§ **Instructions for the task**: Quote every line of the material beneath this one.

:: Material ::

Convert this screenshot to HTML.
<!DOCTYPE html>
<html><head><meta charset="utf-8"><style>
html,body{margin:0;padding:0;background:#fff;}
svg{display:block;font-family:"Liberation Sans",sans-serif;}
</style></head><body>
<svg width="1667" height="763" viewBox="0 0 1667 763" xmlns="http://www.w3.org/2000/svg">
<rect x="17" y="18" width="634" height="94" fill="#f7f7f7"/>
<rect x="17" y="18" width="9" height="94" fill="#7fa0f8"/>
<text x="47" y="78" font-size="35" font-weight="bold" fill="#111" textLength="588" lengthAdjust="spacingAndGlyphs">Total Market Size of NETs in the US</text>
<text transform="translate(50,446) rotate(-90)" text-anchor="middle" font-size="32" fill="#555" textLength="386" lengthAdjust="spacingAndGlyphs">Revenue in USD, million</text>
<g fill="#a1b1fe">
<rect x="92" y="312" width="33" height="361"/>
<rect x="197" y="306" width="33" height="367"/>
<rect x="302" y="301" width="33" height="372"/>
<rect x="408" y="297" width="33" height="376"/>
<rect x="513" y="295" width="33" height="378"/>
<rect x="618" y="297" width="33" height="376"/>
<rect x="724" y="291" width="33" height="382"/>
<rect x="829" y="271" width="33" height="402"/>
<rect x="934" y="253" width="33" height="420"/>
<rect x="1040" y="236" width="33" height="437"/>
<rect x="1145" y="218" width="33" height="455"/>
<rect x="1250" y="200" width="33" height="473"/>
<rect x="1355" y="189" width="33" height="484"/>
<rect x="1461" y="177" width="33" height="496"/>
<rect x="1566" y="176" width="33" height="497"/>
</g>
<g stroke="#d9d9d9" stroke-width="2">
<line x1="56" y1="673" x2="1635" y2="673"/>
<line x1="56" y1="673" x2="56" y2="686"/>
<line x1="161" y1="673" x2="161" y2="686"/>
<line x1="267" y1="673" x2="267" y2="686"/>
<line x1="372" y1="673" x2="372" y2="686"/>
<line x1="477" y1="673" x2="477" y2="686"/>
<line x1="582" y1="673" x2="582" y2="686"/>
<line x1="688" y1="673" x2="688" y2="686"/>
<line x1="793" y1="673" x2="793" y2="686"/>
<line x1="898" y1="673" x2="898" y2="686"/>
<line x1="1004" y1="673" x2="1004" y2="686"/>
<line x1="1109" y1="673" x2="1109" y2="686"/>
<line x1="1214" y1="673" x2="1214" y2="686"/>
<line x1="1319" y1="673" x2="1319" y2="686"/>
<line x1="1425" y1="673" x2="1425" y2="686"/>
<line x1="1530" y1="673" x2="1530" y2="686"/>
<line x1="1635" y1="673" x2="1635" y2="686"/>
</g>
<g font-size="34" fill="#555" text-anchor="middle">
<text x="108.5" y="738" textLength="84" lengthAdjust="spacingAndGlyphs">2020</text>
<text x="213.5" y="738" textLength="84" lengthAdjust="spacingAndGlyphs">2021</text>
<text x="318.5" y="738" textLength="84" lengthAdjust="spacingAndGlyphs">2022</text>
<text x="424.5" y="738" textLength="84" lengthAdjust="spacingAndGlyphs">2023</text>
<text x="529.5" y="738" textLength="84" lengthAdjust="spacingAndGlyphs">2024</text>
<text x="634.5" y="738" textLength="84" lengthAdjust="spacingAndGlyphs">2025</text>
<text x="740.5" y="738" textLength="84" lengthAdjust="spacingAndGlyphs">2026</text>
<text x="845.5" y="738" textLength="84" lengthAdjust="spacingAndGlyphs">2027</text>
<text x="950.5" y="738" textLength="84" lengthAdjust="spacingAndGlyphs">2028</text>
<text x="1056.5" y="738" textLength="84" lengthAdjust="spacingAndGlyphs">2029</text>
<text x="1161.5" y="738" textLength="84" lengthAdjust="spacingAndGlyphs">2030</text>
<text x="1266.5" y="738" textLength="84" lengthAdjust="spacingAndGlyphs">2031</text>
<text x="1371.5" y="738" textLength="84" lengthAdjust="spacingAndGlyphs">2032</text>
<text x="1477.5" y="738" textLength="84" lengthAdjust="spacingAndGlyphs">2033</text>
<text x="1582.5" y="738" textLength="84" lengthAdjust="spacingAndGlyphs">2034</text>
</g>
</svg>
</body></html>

:::

§ **Written solution**:
Convert this screenshot to HTML.
<!DOCTYPE html>
<html><head><meta charset="utf-8"><style>
html,body{margin:0;padding:0;background:#fff;}
svg{display:block;font-family:"Liberation Sans",sans-serif;}
</style></head><body>
<svg width="1667" height="763" viewBox="0 0 1667 763" xmlns="http://www.w3.org/2000/svg">
<rect x="17" y="18" width="634" height="94" fill="#f7f7f7"/>
<rect x="17" y="18" width="9" height="94" fill="#7fa0f8"/>
<text x="47" y="78" font-size="35" font-weight="bold" fill="#111" textLength="588" lengthAdjust="spacingAndGlyphs">Total Market Size of NETs in the US</text>
<text transform="translate(50,446) rotate(-90)" text-anchor="middle" font-size="32" fill="#555" textLength="386" lengthAdjust="spacingAndGlyphs">Revenue in USD, million</text>
<g fill="#a1b1fe">
<rect x="92" y="312" width="33" height="361"/>
<rect x="197" y="306" width="33" height="367"/>
<rect x="302" y="301" width="33" height="372"/>
<rect x="408" y="297" width="33" height="376"/>
<rect x="513" y="295" width="33" height="378"/>
<rect x="618" y="297" width="33" height="376"/>
<rect x="724" y="291" width="33" height="382"/>
<rect x="829" y="271" width="33" height="402"/>
<rect x="934" y="253" width="33" height="420"/>
<rect x="1040" y="236" width="33" height="437"/>
<rect x="1145" y="218" width="33" height="455"/>
<rect x="1250" y="200" width="33" height="473"/>
<rect x="1355" y="189" width="33" height="484"/>
<rect x="1461" y="177" width="33" height="496"/>
<rect x="1566" y="176" width="33" height="497"/>
</g>
<g stroke="#d9d9d9" stroke-width="2">
<line x1="56" y1="673" x2="1635" y2="673"/>
<line x1="56" y1="673" x2="56" y2="686"/>
<line x1="161" y1="673" x2="161" y2="686"/>
<line x1="267" y1="673" x2="267" y2="686"/>
<line x1="372" y1="673" x2="372" y2="686"/>
<line x1="477" y1="673" x2="477" y2="686"/>
<line x1="582" y1="673" x2="582" y2="686"/>
<line x1="688" y1="673" x2="688" y2="686"/>
<line x1="793" y1="673" x2="793" y2="686"/>
<line x1="898" y1="673" x2="898" y2="686"/>
<line x1="1004" y1="673" x2="1004" y2="686"/>
<line x1="1109" y1="673" x2="1109" y2="686"/>
<line x1="1214" y1="673" x2="1214" y2="686"/>
<line x1="1319" y1="673" x2="1319" y2="686"/>
<line x1="1425" y1="673" x2="1425" y2="686"/>
<line x1="1530" y1="673" x2="1530" y2="686"/>
<line x1="1635" y1="673" x2="1635" y2="686"/>
</g>
<g font-size="34" fill="#555" text-anchor="middle">
<text x="108.5" y="738" textLength="84" lengthAdjust="spacingAndGlyphs">2020</text>
<text x="213.5" y="738" textLength="84" lengthAdjust="spacingAndGlyphs">2021</text>
<text x="318.5" y="738" textLength="84" lengthAdjust="spacingAndGlyphs">2022</text>
<text x="424.5" y="738" textLength="84" lengthAdjust="spacingAndGlyphs">2023</text>
<text x="529.5" y="738" textLength="84" lengthAdjust="spacingAndGlyphs">2024</text>
<text x="634.5" y="738" textLength="84" lengthAdjust="spacingAndGlyphs">2025</text>
<text x="740.5" y="738" textLength="84" lengthAdjust="spacingAndGlyphs">2026</text>
<text x="845.5" y="738" textLength="84" lengthAdjust="spacingAndGlyphs">2027</text>
<text x="950.5" y="738" textLength="84" lengthAdjust="spacingAndGlyphs">2028</text>
<text x="1056.5" y="738" textLength="84" lengthAdjust="spacingAndGlyphs">2029</text>
<text x="1161.5" y="738" textLength="84" lengthAdjust="spacingAndGlyphs">2030</text>
<text x="1266.5" y="738" textLength="84" lengthAdjust="spacingAndGlyphs">2031</text>
<text x="1371.5" y="738" textLength="84" lengthAdjust="spacingAndGlyphs">2032</text>
<text x="1477.5" y="738" textLength="84" lengthAdjust="spacingAndGlyphs">2033</text>
<text x="1582.5" y="738" textLength="84" lengthAdjust="spacingAndGlyphs">2034</text>
</g>
</svg>
</body></html>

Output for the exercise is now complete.